One of the best things about being a copywriter is that I get to meet many different people in a wide variety of industries, jobs and professions. I love to research those fields in order to write about them convincingly and the encounters are often highly informative.
A few weeks ago I met a woman who told me she is a Dementia Friend and that that could allow her business to benefit the local community. I was instantly spurred on to find out more. My fantastic father had recently been diagnosed with early-stage dementia and I was on a mission to educate myself more about the condition and specifically how it would affect my dad and, of course, my mum.
I investigated how to become a Dementia Friend. All I had to do was go to a local one-hour session with a Dementia Friend volunteer. It is really that simple. So, I booked myself onto the next session – free of charge – and duly turned up at the appointed time. I met a wonderful woman, Chris P, who, in less than 60 minutes, managed to educate, enlighten and inspire me.

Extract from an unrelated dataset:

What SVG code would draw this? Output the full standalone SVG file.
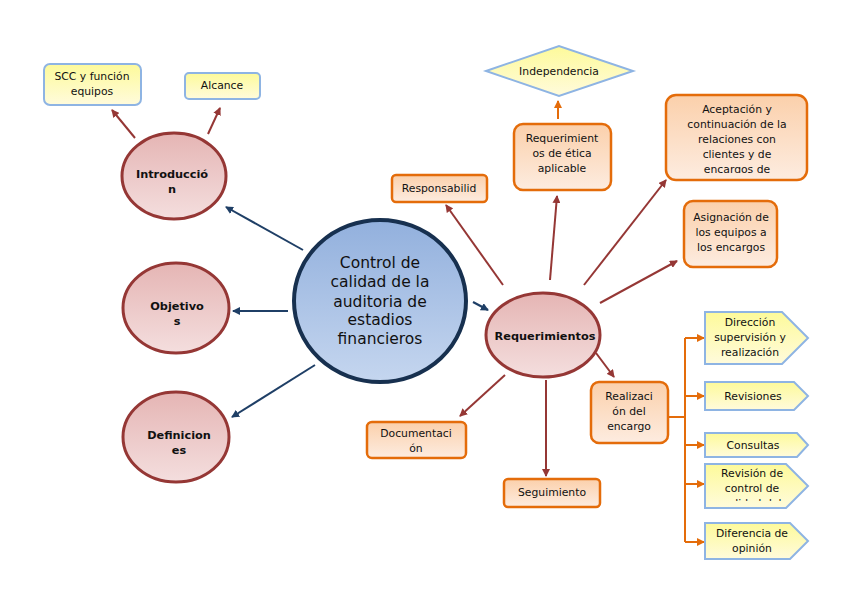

I won’t pretend it was easy listening. The ever-increasing growth of dementia diagnoses means it is a condition with which we are all familiar. But I was shocked to learn there are now more than 850,000 people in the UK with dementia of whom 39% are men and 61% are women – it is the leading cause of death among women in the UK. And there are over 100 different types of dementia of which Alzheimer’s is one. Throughout Chris’s talk, I couldn’t help but connect everything she said back to my dad. I couldn’t bear the thought of my dad, the man I most admire and respect and who is always there for me, being unable to control, or even have knowledge of, what might happen to him.
Dementia to me isn’t just about memory deterioration but confusion and frustration. Confusion as to why everyday tasks become so difficult, frustration at not being able to carry out those tasks – and the confusion and frustration of those who encounter dementia sufferers. Imagining strangers getting cross with my dad for fumbling for money in a shop, or not instantly comprehending instructions he’s given – selfishly, that really upsets me. But how will it actually feel for Dad? Will he be aware? And how will Mum adapt to these changes that may start affecting her husband of more than 50 years?

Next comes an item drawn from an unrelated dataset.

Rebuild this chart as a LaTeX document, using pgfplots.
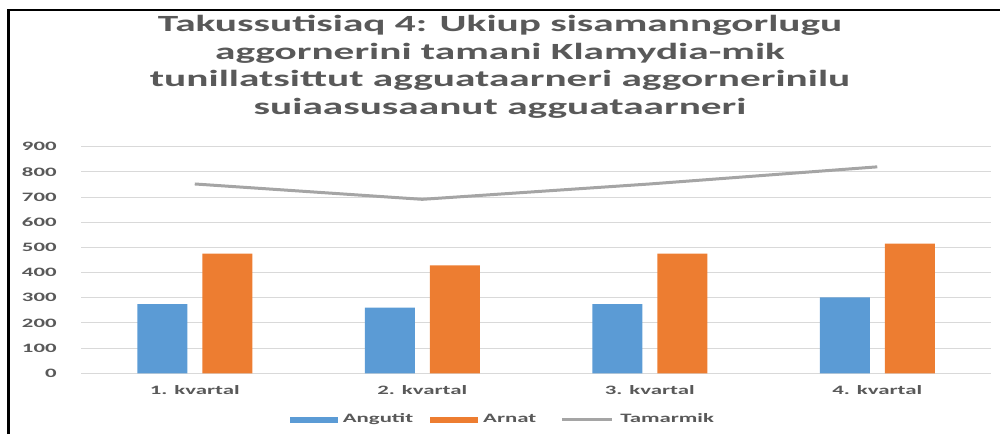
\documentclass[border=0pt]{standalone}
\usepackage{fontspec}
\setmainfont{Carlito}[FakeStretch=1.78]
\usepackage{pgfplots}
\pgfplotsset{compat=1.18}
\definecolor{cblue}{HTML}{5B9BD5}
\definecolor{corange}{HTML}{ED7D31}
\definecolor{cgray}{HTML}{A5A5A5}
\definecolor{ctext}{HTML}{595959}
\definecolor{cgrid}{HTML}{D9D9D9}
\begin{document}
\begin{tikzpicture}
\useasboundingbox (0,0) rectangle (500pt,217pt);
\draw[line width=1.2pt,black] (4.25pt,0pt) -- (4.25pt,212pt) -- (500pt,212pt);
\begin{scope}[every node/.style={text=ctext,font=\fontsize{11.6}{13.75}\selectfont\bfseries,inner sep=0pt,anchor=base}]
\node at (250pt,201pt) {Takussutisiaq 4: Ukiup sisamanngorlugu};
\node at (250pt,187.25pt) {aggornerini tamani Klamydia-mik};
\node at (250pt,173.5pt) {tunillatsittut agguataarneri aggornerinilu};
\node at (250pt,159.75pt) {suiaasusaanut agguataarneri};
\end{scope}
\begin{axis}[
  at={(40.5pt,30.35pt)}, anchor=south west,
  scale only axis, width=455pt, height=113.3pt,
  xmin=-0.5, xmax=3.5, ymin=0, ymax=900,
  xtick={0,1,2,3},
  xticklabels={1. kvartal,2. kvartal,3. kvartal,4. kvartal},
  ytick={0,100,...,900},
  ymajorgrids, grid style={cgrid,line width=0.5pt},
  axis line style={draw=none},
  major tick length=0pt, tick style={draw=none},
  /pgf/number format/assume math mode=true,
  ticklabel style={font=\fontsize{6.4}{7.7}\selectfont\bfseries,text=ctext,inner sep=0pt},
  yticklabel style={anchor=east,xshift=-12pt},
  xticklabel style={anchor=base,yshift=-10.8pt},
  legend style={at={(0.4626,-0.206)},anchor=center,draw=none,fill=none,
    font=\fontsize{6.4}{7.7}\selectfont\bfseries,text=ctext,
    /tikz/column 1/.style={column sep=2.5pt},
    /tikz/column 2/.style={column sep=8.5pt},
    /tikz/column 3/.style={column sep=2.5pt},
    /tikz/column 4/.style={column sep=12pt},
    /tikz/column 5/.style={column sep=3.5pt},
    nodes={inner sep=0pt}},
  legend columns=3,
  legend cell align=left,
]
\addplot[ybar,bar width=25pt,bar shift=-16.25pt,fill=cblue,draw=none,
  legend image code/.code={\fill[cblue] (0pt,-1.5pt) rectangle (24pt,1.5pt);}]
  coordinates {(0,275) (1,261) (2,275) (3,302)};
\addlegendentry{Angutit}
\addplot[ybar,bar width=25pt,bar shift=16.25pt,fill=corange,draw=none,
  legend image code/.code={\fill[corange] (0pt,-1.5pt) rectangle (24pt,1.5pt);}]
  coordinates {(0,475) (1,429) (2,475) (3,515)};
\addlegendentry{Arnat}
\addplot[sharp plot,color=cgray,line width=1.5pt,mark=none,
  legend image code/.code={\draw[cgray,line width=1.5pt] (0pt,0pt) -- (25pt,0pt);}]
  coordinates {(0,752) (1,691) (2,752) (3,820)};
\addlegendentry{Tamarmik}
\end{axis}
\end{tikzpicture}
\end{document}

One of the many things I took from my session with Chris is that we have a duty of care to help anyone we see who may need assistance. If you know that someone in your community has dementia, keep an eye out for them and offer friendly help. You would want the same for your parents. Or husband or wife. Take the time to be patient – I’m as guilty as the next person for huffing if I’m delayed for a minute or two. And look in to becoming a Dementia Friend. Possessing that little bit of knowledge and insight is incredibly empowering whilst also having a salutary effect.
I know that my family and I are lucky. I’ve got two wonderful parents who live nearby, enjoy a great life in their lovely home and are kind, generous people. Dad is still Dad and we hope his early diagnosis means his dementia plateaus. But whatever happens, he always will be Dad.